On ne compte plus le nombre de vidéos où l’on voit un ballon percé déverser ses confettis roses ou bleus sur la tête du couple, ou bien que l’explosion d’un quelconque objet qui envoie une fumée colorée en l’air signifie que c’est une fille ou un garçon qui va arriver. Tout en stéréotypes et en clichés de genre, le rose c’est la douceur, les robes, les cheveux longs et la maison de poupées qui sont en route. Le bleu, c’est la promesse d’un avenir flamboyant et actif, des ballons de foot et de l’hyperactivité d’un petit garçon, car « boys will be boys ». S’il y a bien une chose que ces fêtes renforcent, c’est la dichotomie entre fille et garçon, c’est la croyance que le sexe biologique détermine le genre – qui rappelons-le, est une construction sociale. Ainsi, fille ou garçon, tout est binaire, il n’y pas d’entre-deux possible avec ces célébrations ; pas de personnes non-binaires, pas de personne gender-fluide, de personnes transgenres ou qui ne souhaitent tout simplement pas se définir en fonction d’un genre. Célébrer le sexe de son enfant, avant même qu’il naisse, c’est lui apposer une étiquette (encore une), avant même qu’il puisse parler, marcher, et tout simplement exister. Inviter tous·tes ses proches, ses ami·es pour célébrer le moment où l’on découvre le sexe de son enfant, cristallise la pression que se mettent certains couples dans leurs envies et désirs d’avoir un enfant de tel sexe. Parfois c’est la joie intense d’un parent qui explose sur les nombreuses vidéos, tandis que d’autres montrent la mère ou le père en larmes. La famille, elle, applaudit toujours en arrière-plan. Fêter ce moment de révélation montre que les stéréotypes de genre l’emportent sur la considération première que l’enfant à naître est tout simplement un être humain, qu’importe son sexe. 
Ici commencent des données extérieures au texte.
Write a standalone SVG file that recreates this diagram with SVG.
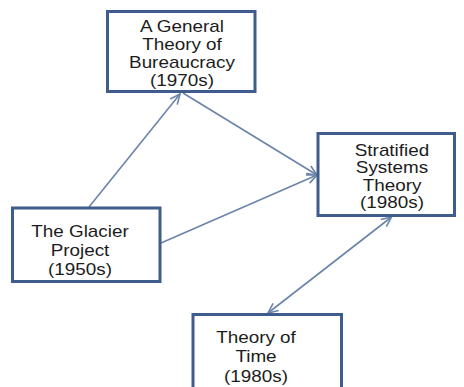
<svg xmlns="http://www.w3.org/2000/svg" width="464" height="387" viewBox="0 0 464 387">
<style>
.box{fill:#ffffff;stroke:#3f5d8c;stroke-width:3}
.lbl{font-family:"Liberation Sans",Arial,sans-serif;font-size:16px;fill:#1c1c1c;text-anchor:middle}
.conn{fill:none;stroke:#6b84aa;stroke-width:1.6}
</style>
<defs>
<marker id="arr" viewBox="0 0 12 12" refX="11" refY="6" markerWidth="12" markerHeight="12" markerUnits="userSpaceOnUse" orient="auto-start-reverse">
<path d="M1,1.5 L11,6 L1,10.5" fill="none" stroke="#6b84aa" stroke-width="1.6"/>
</marker>
</defs>
<rect width="464" height="387" fill="#ffffff"/>
<g id="connectors">
<line class="conn" x1="89" y1="207" x2="180" y2="94" marker-end="url(#arr)"/>
<line class="conn" x1="183" y1="93" x2="317" y2="175" marker-end="url(#arr)"/>
<line class="conn" x1="161" y1="243" x2="317" y2="175" marker-end="url(#arr)"/>
<line class="conn" x1="268" y1="313" x2="391.5" y2="217" marker-start="url(#arr)" marker-end="url(#arr)"/>
</g>
<g id="general-theory">
<rect class="box" x="107.5" y="11.5" width="147.5" height="80"/>
<g transform="matrix(1.18 0 0 1 182 0)">
<text class="lbl" x="0" y="32">A General</text>
<text class="lbl" x="0" y="50">Theory of</text>
<text class="lbl" x="0" y="68">Bureaucracy</text>
<text class="lbl" x="0" y="86.5">(1970s)</text>
</g>
</g>
<g id="glacier">
<rect class="box" x="12.5" y="208" width="147.5" height="73.5"/>
<g transform="matrix(1.18 0 0 1 80 0)">
<text class="lbl" x="0" y="237">The Glacier</text>
<text class="lbl" x="0" y="256">Project</text>
<text class="lbl" x="0" y="275">(1950s)</text>
</g>
</g>
<g id="stratified">
<rect class="box" x="318" y="133.5" width="136.5" height="82"/>
<g transform="matrix(1.18 0 0 1 392 0)">
<text class="lbl" x="0" y="156">Stratified</text>
<text class="lbl" x="0" y="173.5">Systems</text>
<text class="lbl" x="0" y="191">Theory</text>
<text class="lbl" x="0" y="208.5">(1980s)</text>
</g>
</g>
<g id="time">
<rect class="box" x="193" y="314.5" width="148.5" height="80"/>
<g transform="matrix(1.18 0 0 1 256 0)">
<text class="lbl" x="0" y="343.5">Theory of</text>
<text class="lbl" x="0" y="362.5">Time</text>
<text class="lbl" x="0" y="382">(1980s)</text>
</g>
</g>
</svg>
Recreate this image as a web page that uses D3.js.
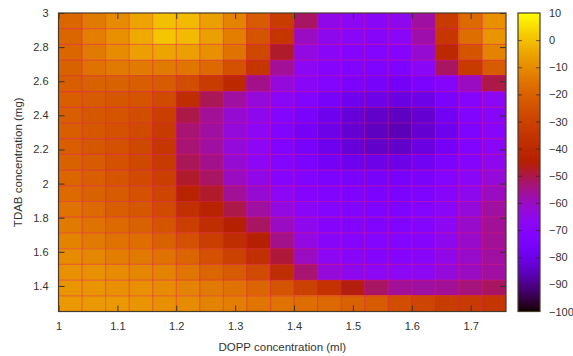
<!DOCTYPE html>
<html><head><meta charset="utf-8">
<script src="https://cdn.jsdelivr.net/npm/d3@7"></script>
<style>body{margin:0;background:#fff} text{font-family:"Liberation Sans",Arial,Helvetica,sans-serif;}</style>
</head><body><svg id="c" width="573" height="356"></svg>
<script>
// DOPP concentration (ml): cell centres, left to right
const doppValues = [1.02,1.06,1.10,1.14,1.18,1.22,1.26,1.30,1.34,1.38,1.42,1.46,1.50,1.54,1.58,1.62,1.66,1.70,1.74];
// TDAB concentration (mg): cell centres, top to bottom
const tdabValues = [2.954,2.862,2.770,2.678,2.586,2.493,2.401,2.309,2.217,2.125,2.033,1.941,1.849,1.757,1.664,1.572,1.480,1.388,1.296];
// values, one row per TDAB value (top row first), one column per DOPP value
const zRows = [
  [-19,-14,-10,-5,0,-1,-6,-12,-22,-32,-52,-65,-67,-68,-66,-57,-33,-18,-9],
  [-19,-13,-9,-4,1,-1,-6,-13,-24,-35,-60,-66,-68,-69,-68,-58,-34,-17,-8],
  [-19,-14,-10,-6,-5,-6,-9,-16,-28,-48,-64,-68,-70,-71,-70,-62,-40,-24,-12],
  [-20,-16,-14,-14,-14,-15,-18,-25,-35,-56,-67,-70,-72,-73,-73,-68,-52,-33,-22],
  [-21,-20,-20,-21,-22,-26,-32,-40,-55,-63,-68,-71,-74,-76,-77,-74,-70,-60,-50],
  [-21,-22,-23,-24,-27,-38,-51,-57,-63,-68,-72,-76,-79,-80,-81,-80,-75,-70,-67],
  [-21,-23,-24,-26,-31,-50,-56,-62,-66,-71,-75,-79,-82,-84,-85,-83,-78,-72,-69],
  [-21,-23,-25,-27,-33,-53,-57,-63,-67,-72,-77,-80,-83,-85,-86,-83,-79,-73,-69],
  [-21,-23,-25,-28,-34,-53,-57,-63,-67,-72,-76,-79,-82,-84,-84,-81,-77,-72,-68],
  [-20,-22,-25,-28,-33,-51,-55,-62,-67,-71,-74,-77,-79,-80,-80,-78,-74,-70,-66],
  [-19,-21,-24,-27,-31,-48,-52,-60,-65,-70,-72,-74,-75,-76,-76,-75,-71,-68,-63],
  [-18,-20,-22,-25,-29,-43,-48,-56,-62,-67,-70,-72,-73,-74,-74,-73,-69,-66,-60],
  [-16,-18,-21,-23,-27,-37,-43,-50,-57,-64,-68,-71,-72,-73,-73,-71,-68,-63,-57],
  [-14,-16,-18,-20,-24,-31,-38,-45,-52,-60,-66,-70,-71,-72,-72,-71,-67,-61,-56],
  [-12,-14,-16,-17,-20,-25,-31,-38,-45,-55,-64,-69,-70,-71,-71,-70,-66,-61,-56],
  [-10,-11,-13,-14,-16,-19,-25,-30,-37,-49,-60,-67,-69,-70,-70,-69,-65,-61,-57],
  [-9,-9,-10,-11,-12,-15,-19,-22,-27,-38,-53,-63,-66,-67,-67,-67,-63,-60,-57],
  [-8,-8,-9,-9,-10,-12,-14,-16,-19,-24,-30,-36,-46,-52,-56,-57,-56,-54,-52],
  [-7,-7,-7,-8,-9,-10,-12,-13,-15,-16,-17,-18,-20,-22,-26,-29,-32,-33,-35]
];
const xTicks = [1,1.1,1.2,1.3,1.4,1.5,1.6,1.7];
const yTicks = [1.4,1.6,1.8,2,2.2,2.4,2.6,2.8,3];
const cbTicks = [10,0,-10,-20,-30,-40,-50,-60,-70,-80,-90,-100];

const svg = d3.select("#c");
const P = {left:58.5, right:506, top:13, bottom:311.5};
const xDom = [1,1.76], yDom = [1.25,3];
const x = d3.scaleLinear().domain(xDom).range([P.left,P.right]);
const y = d3.scaleLinear().domain(yDom).range([P.bottom,P.top]);
const norm = d3.scaleLinear().domain([-100,10]).range([0,1]).clamp(true);
function pal(t){
  const r=Math.sqrt(t), g=t*t*t, b=Math.max(0,Math.sin(2*Math.PI*t));
  return d3.rgb(r*255,g*255,b*255).toString();
}
const color = v => pal(norm(v));
// cell edges: midpoints between neighbouring centres, outer edges at the domain limits
function edges(c, lo, hi){
  const s = c.slice().sort((a,b)=>a-b);
  const e = [lo];
  for(let i=1;i<s.length;i++) e.push((s[i-1]+s[i])/2);
  e.push(hi);
  return {sorted:s, e};
}
const xe = edges(doppValues, xDom[0], xDom[1]);
const ye = edges(tdabValues, yDom[0], yDom[1]);
const xLo = v => xe.e[xe.sorted.indexOf(v)], xHi = v => xe.e[xe.sorted.indexOf(v)+1];
const yLo = v => ye.e[ye.sorted.indexOf(v)], yHi = v => ye.e[ye.sorted.indexOf(v)+1];

const cells = [];
zRows.forEach((row,i)=>row.forEach((v,j)=>cells.push({xv:doppValues[j], yv:tdabValues[i], v})));

const g = svg.append("g");
g.selectAll("rect.cell").data(cells).join("rect").attr("class","cell")
  .attr("x", d=>Math.floor(x(xLo(d.xv)))).attr("y", d=>Math.floor(y(yHi(d.yv))))
  .attr("width", d=>Math.ceil(x(xHi(d.xv)))-Math.floor(x(xLo(d.xv))))
  .attr("height", d=>Math.ceil(y(yLo(d.yv)))-Math.floor(y(yHi(d.yv))))
  .attr("fill", d=>color(d.v)).attr("shape-rendering","crispEdges");

// faint cell seams
const seam = "rgba(230,25,110,0.38)";
g.selectAll("line.vs").data(xe.e.slice(1,-1)).join("line").attr("class","vs")
  .attr("x1",d=>x(d)).attr("x2",d=>x(d)).attr("y1",P.top).attr("y2",P.bottom)
  .attr("stroke",seam).attr("stroke-width",1.2);
g.selectAll("line.hs").data(ye.e.slice(1,-1)).join("line").attr("class","hs")
  .attr("y1",d=>y(d)).attr("y2",d=>y(d)).attr("x1",P.left).attr("x2",P.right)
  .attr("stroke",seam).attr("stroke-width",1.2);

// axes
const tc = "#3a3030";
const fmt = d3.format("~g");
const ax = svg.append("g").attr("transform",`translate(0,${P.bottom})`)
  .call(d3.axisBottom(x).tickValues(xTicks).tickFormat(fmt).tickSizeInner(-6).tickSizeOuter(0).tickPadding(11));
const axT = svg.append("g").attr("transform",`translate(0,${P.top})`)
  .call(d3.axisTop(x).tickValues(xTicks).tickFormat("").tickSizeInner(-6).tickSizeOuter(0));
const ay = svg.append("g").attr("transform",`translate(${P.left},0)`)
  .call(d3.axisLeft(y).tickValues(yTicks).tickFormat(fmt).tickSizeInner(-6).tickSizeOuter(0).tickPadding(10));
const ayR = svg.append("g").attr("transform",`translate(${P.right},0)`)
  .call(d3.axisRight(y).tickValues(yTicks).tickFormat("").tickSizeInner(-6).tickSizeOuter(0));
[ax,axT,ay,ayR].forEach(a=>{
  a.select(".domain").remove();
  a.selectAll("line").attr("stroke",tc).attr("stroke-width",1);
  a.selectAll("text").attr("fill","#333").attr("font-size",11).attr("font-family",'"Liberation Sans",Arial,sans-serif');
});
svg.append("rect").attr("x",P.left).attr("y",P.top).attr("width",P.right-P.left).attr("height",P.bottom-P.top)
  .attr("fill","none").attr("stroke","#4a3a2a").attr("stroke-width",1.2);

svg.append("text").attr("x",(P.left+P.right)/2).attr("y",351).attr("text-anchor","middle")
  .attr("font-size",11.5).attr("fill","#333").text("DOPP concentration (ml)");
svg.append("text").attr("transform",`translate(22,${(P.top+P.bottom)/2}) rotate(-90)`).attr("text-anchor","middle")
  .attr("font-size",11.5).attr("fill","#333").text("TDAB concentration (mg)");

// colour bar
const CB = {left:518, right:540};
const cy = d3.scaleLinear().domain([-100,10]).range([P.bottom,P.top]);
const defs = svg.append("defs");
const grad = defs.append("linearGradient").attr("id","cbg").attr("x1",0).attr("y1",1).attr("x2",0).attr("y2",0);
grad.selectAll("stop").data(d3.range(0,1.0001,0.01)).join("stop")
  .attr("offset",d=>d).attr("stop-color",d=>pal(d));
svg.append("rect").attr("x",CB.left).attr("y",P.top).attr("width",CB.right-CB.left).attr("height",P.bottom-P.top)
  .attr("fill","url(#cbg)").attr("stroke","#4a3a2a").attr("stroke-width",1.2);
const cbA = svg.append("g").attr("transform",`translate(${CB.right},0)`)
  .call(d3.axisRight(cy).tickValues(cbTicks).tickFormat(fmt).tickSizeInner(-4).tickSizeOuter(0).tickPadding(9));
const cbL = svg.append("g").attr("transform",`translate(${CB.left},0)`)
  .call(d3.axisLeft(cy).tickValues(cbTicks.slice(1,-1)).tickFormat("").tickSizeInner(-4).tickSizeOuter(0));
[cbA,cbL].forEach(a=>{
  a.select(".domain").remove();
  a.selectAll("line").attr("stroke","rgba(60,30,30,0.7)");
  a.selectAll("text").attr("fill","#333").attr("font-size",11).attr("font-family",'"Liberation Sans",Arial,sans-serif');
});
cbA.selectAll(".tick").filter(d=>d===10||d===-100).select("line").remove();
</script>
</body></html>
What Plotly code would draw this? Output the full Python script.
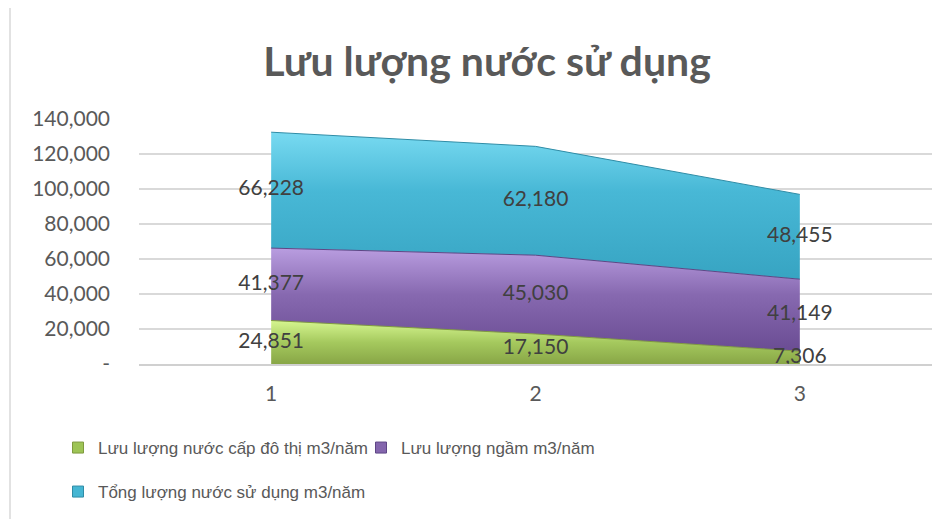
import plotly.graph_objects as go

categories = ["1", "2", "3"]
series_names = [
    "Lưu lượng nước cấp đô thị m3/năm",
    "Lưu lượng ngầm m3/năm",
    "Tổng lượng nước sử dụng m3/năm",
]
cap_do_thi = [24851, 17150, 7306]
ngam = [41377, 45030, 41149]
tong = [66228, 62180, 48455]
y_tickvals = [0, 20000, 40000, 60000, 80000, 100000, 120000, 140000]
y_ticktext = ["-", "20,000", "40,000", "60,000", "80,000", "100,000", "120,000", "140,000"]

series = [cap_do_thi, ngam, tong]
fill_scales = [
    [[0, "#88A646"], [0.5, "#A5C95E"], [1, "#D6F690"]],
    [[0, "#6A4C93"], [0.55, "#8769B0"], [1, "#B99DE0"]],
    [[0, "#37A4C2"], [0.6, "#48B8D6"], [1, "#78DAF1"]],
]
line_colors = ["#7F9A3E", "#5E4585", "#2F8CA6"]
swatch_colors = ["#9DC455", "#8466AD", "#45B6D3"]

W, H = 940, 511  # page body has an 8px margin in the 948x519 window
L, R, T, B = 131, 16, 111, 155
PW, PH = W - L - R, H - T - B

fig = go.Figure()

cum = [0, 0, 0]
label_x, label_y, label_t = [], [], []
for i, vals in enumerate(series):
    base = cum[:]
    cum = [c + v for c, v in zip(cum, vals)]
    fig.add_trace(go.Scatter(
        x=categories, y=vals, stackgroup="one", mode="lines",
        line=dict(color=line_colors[i], width=1),
        fillgradient=dict(type="vertical", colorscale=fill_scales[i]),
        showlegend=False, hoverinfo="skip", name=series_names[i],
    ))
    for j in range(3):
        label_x.append(categories[j])
        label_y.append(base[j] + vals[j] / 2)
        label_t.append(f"{vals[j]:,}")

fig.add_trace(go.Scatter(
    x=label_x, y=label_y, text=label_t, mode="text",
    textfont=dict(family="Lato", size=21, color="#404040"),
    showlegend=False, hoverinfo="skip",
))

# legend entries
for i, name in enumerate(series_names):
    fig.add_trace(go.Scatter(
        x=[None], y=[None], mode="markers", name=name,
        marker=dict(symbol="square", size=11, color=swatch_colors[i],
                    line=dict(color=line_colors[i], width=1)),
        legend="legend" if i < 2 else "legend2",
    ))

legend_font = dict(family="Liberation Sans", size=17, color="#595959")
fig.update_layout(
    width=W, height=H,
    paper_bgcolor="white", plot_bgcolor="white",
    margin=dict(l=L, r=R, t=T, b=B),
    title=dict(text="<b>Lưu lượng nước sử dụng</b>", x=479 / W, xref="container",
               y=1 - 54 / H, yref="container", xanchor="center", yanchor="middle",
               font=dict(family="Lato", size=41, color="#595959")),
    xaxis=dict(type="category", range=[-0.5, 2.5], showgrid=False,
               showline=True, linecolor="#D0D0D0", linewidth=1.5,
               ticks="", tickfont=dict(family="Lato", size=21, color="#595959"),
               ticklabelstandoff=10),
    yaxis=dict(range=[0, 140000], tickvals=y_tickvals, ticktext=y_ticktext,
               showgrid=True, gridcolor="#D9D9D9", gridwidth=1.5, zeroline=False,
               ticks="", tickfont=dict(family="Lato", size=21, color="#595959"),
               ticklabelstandoff=28),
    legend=dict(orientation="h", xref="container", yref="container",
                x=50 / W, y=1 - 440 / H, xanchor="left", yanchor="middle",
                entrywidth=258, traceorder="normal",
                font=legend_font, bgcolor="rgba(0,0,0,0)"),
    legend2=dict(orientation="h", xref="container", yref="container",
                 x=50 / W, y=1 - 484 / H, xanchor="left", yanchor="middle",
                 font=legend_font, bgcolor="rgba(0,0,0,0)"),
    shapes=[dict(type="line", xref="paper", yref="paper",
                 x0=(2 - L) / PW, x1=(2 - L) / PW, y0=-B / PH, y1=(H - B) / PH,
                 line=dict(color="#D9D9D9", width=1.5))],
)

fig.write_html("out.html")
Emily Ratajkowski et sa réflexion sur sa grossesse 

« Quand avec mon mari, on annonce à mes ami·es que je suis enceinte, leur première question après ‘Félicitations’ c’est presque toujours : ‘Est-ce que vous savez ce que vous voulez ?’. On aime répondre que nous ne connaîtrons pas le genre de notre enfant jusqu’à ce qu’il ait 18 ans, car c’est à ce moment qu’il nous l’annoncera lui-même[1]

Voilà ce qu’écrit la fameuse mannequin, Emily Ratajkowski, lors de l’annonce de sa grossesse, dans un court essai pour Vogue, du 26 octobre. Et s’il y a bien un interview à lire cette semaine, c’est celui-ci (https://www.vogue.com/article/emily-ratajkowski-pregnant-announcement-digital-cover- ). C’est encourageant de voir une personnalité avec une telle notoriété partager ses réflexions sur le genre ; le fait que c’est une construction sociale plus qu’une vérité biologique, sur son corps et sa grossesse. Non seulement le genre de l’enfant impacte les stéréotypes qu’on lui appose avant même qu’il naisse, mais il conditionne aussi les idées préconçues sur la grossesse de la mannequin.  Si c’est un garçon, il sera plus bas dans le ventre qu’une fille ;  une envie fulgurante de manger des sucreries et c’est la certitude qu’elle attend une fille ;  avoir un petit garçon procurerait plus de libido qu’une petite fille ; son maquilleur a même été lui dire qu’avoir une petite fille fait disparaître la beauté de la mère. Ainsi, pas de gender reveal party pour le couple. Ce n’est pas important de savoir « quoi » est en train de grandir en elle, mais bien « qui ». La nuance est subtile, mais la différence dans l’éducation est incommensurable. 


[1] Ratajwoski Emily, Vogue, [en ligne]  : « When my husband and I tell friends that I’m pregnant, their first question after ‘Congratulations’ is almost always, ‘Do you know what you want?’ We like to respond that we won’t know the gender until our child is 18 and that they’ll let us know then. », 22/10/2020.